Owen, who is a member of an expert group set up to support and scrutinise the work of the NIC, said that the report was "further evidence" of the body's ability to produce solid recommendations to government on specific areas of infrastructure need.

"This will instil confidence in the NIC, pending the chancellor announcing the next crop of short-term reports for it to be getting on with alongside the Autumn Statement next week, between its National Infrastructure Assessment and pending the appointment of a permanent chair," he said.

The NIC was set up in October 2015, and is currently operating on an interim basis before it is formally established as an arms-length executive agency of the UK Treasury in January 2017. Its role is to take a long-term look at the UK's infrastructure needs, and to provide independent advice to ministers and parliament.

In its latest report, the NIC said that the UK had a "once in a generation opportunity" to secure the future success of the Cambridge-Milton Keynes-Oxford corridor. Despite the area's international reputation as the home of the Universities of Oxford and Cambridge, it was let down by a lack of strategic planning, housing and transport links.

To address this, the government must commit to the planned East West Rail link and a new road route, the Oxford-Cambridge Expressway, according to the NIC. The first stage of the rail route, from Oxford to Bedford and Milton Keynes, should be delivered before 2024, and detailed plans to extend the line to Cambridge developed as soon as possible, it said. Plans for these major new transport links should also be developed with the specific intention of delivering the tens of thousands of new homes that the area desperately needs.

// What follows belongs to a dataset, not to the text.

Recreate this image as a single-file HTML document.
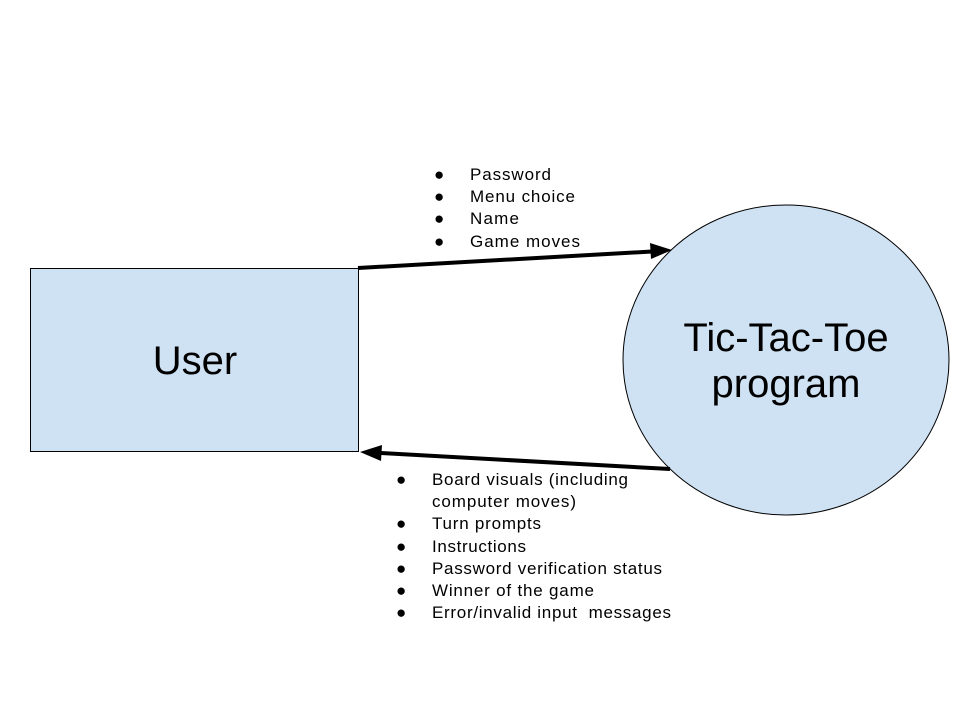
<!DOCTYPE html>
<html><head><meta charset="utf-8"><style>
body{margin:0;background:#fff;}
svg text{font-family:"Liberation Sans",Arial,sans-serif;}
</style></head><body>
<svg width="960" height="720" viewBox="0 0 960 720" xmlns="http://www.w3.org/2000/svg">
<rect width="960" height="720" fill="#fff"/>
<rect x="30.5" y="268.5" width="328" height="183" fill="#cfe2f3" stroke="#000" stroke-width="1"/>
<ellipse cx="786" cy="360" rx="163" ry="155" fill="#cfe2f3" stroke="#000" stroke-width="1"/>
<text x="195" y="374" font-size="40" text-anchor="middle">User</text>
<text x="786" y="351" font-size="40" text-anchor="middle">Tic-Tac-Toe</text>
<text x="786" y="397" font-size="40" text-anchor="middle">program</text>
<line x1="358" y1="268" x2="652" y2="251.5" stroke="#000" stroke-width="4"/>
<polygon points="672,250 650,243 651,259" fill="#000"/>
<line x1="670" y1="469" x2="380" y2="453" stroke="#000" stroke-width="4"/>
<polygon points="360,452 382,445 381,461" fill="#000"/>
<g font-size="17" fill="#000">
<text x="434" y="180">●</text><text x="470" y="180" textLength="81">Password</text>
<text x="434" y="202">●</text><text x="470" y="202" textLength="105">Menu choice</text>
<text x="434" y="224">●</text><text x="470" y="224" textLength="49">Name</text>
<text x="434" y="247">●</text><text x="470" y="247" textLength="110">Game moves</text>
<text x="396" y="485">●</text><text x="432" y="485" textLength="196">Board visuals (including</text>
<text x="432" y="507" textLength="144">computer moves)</text>
<text x="396" y="529">●</text><text x="432" y="529" textLength="109">Turn prompts</text>
<text x="396" y="552">●</text><text x="432" y="552" textLength="94">Instructions</text>
<text x="396" y="574">●</text><text x="432" y="574" textLength="230">Password verification status</text>
<text x="396" y="596">●</text><text x="432" y="596" textLength="162">Winner of the game</text>
<text x="396" y="618">●</text><text x="432" y="618" textLength="239">Error/invalid input&#160; messages</text>
</g>
</svg>
</body></html>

Local authorities, government departments and Local Enterprise Partnerships have a vital role to play in delivering a more joined-up vision for housing, jobs and infrastructure in the area, which will also include joint governance arrangements, according to the report. The NIC will work with local and national government and other stakeholders to put this strategy in place as part of the second phase of the project, it said.

Armitt said that "better strategic planning" was needed for the area to become "greater than the sum of its parts". At present, transport links were often "slow, unreliable and congested", and the area was "home to two of the least affordable cities in the UK, in part because it has consistently failed to build the homes it needs", he said.

"These twin failings are already increasing costs for businesses and diminishing their ability to attract employees at all levels - including the recruitment and retention of globally mobile talent," he said.

"This area can become greater than the sum of its parts with better strategic planning which radically improves its transport connectivity whilst securing the tens of thousands of new homes it so desperately needs. East West Rail and the Oxford-Cambridge Expressway can be a catalyst to bring the region together to deliver the housing and connectivity it will need to compete with the best in the world," he said.

The direct rail connection between Oxford and Cambridge was closed in 1967. Those who wish to travel between the two cities must either travel by coach or by train via London. The government committed £270 million to the first phase of a reopened East West Rail line, between Oxford and Bedford, as part of the 2011 Autumn Statement.

"Oxford to Cambridge cross-country by rail has remained a transportation enigma since the days of Beeching, although Network Rail has been progressing major East-West rail developments with contracting alliances," said transport expert Jonathan Hart of Pinsent Masons. "The NIC's comments highlight how important the successful delivery of this will be for encouraging regeneration and economic growth."

"This is a positive announcement which demonstrates the willingness of the NIC to fulfil the mandate given to it by the previous government, even if there have been some questions asked in relation to the absence of statutory independence for the body, as was first anticipated and as has recently been ruled out by the current administration," he said.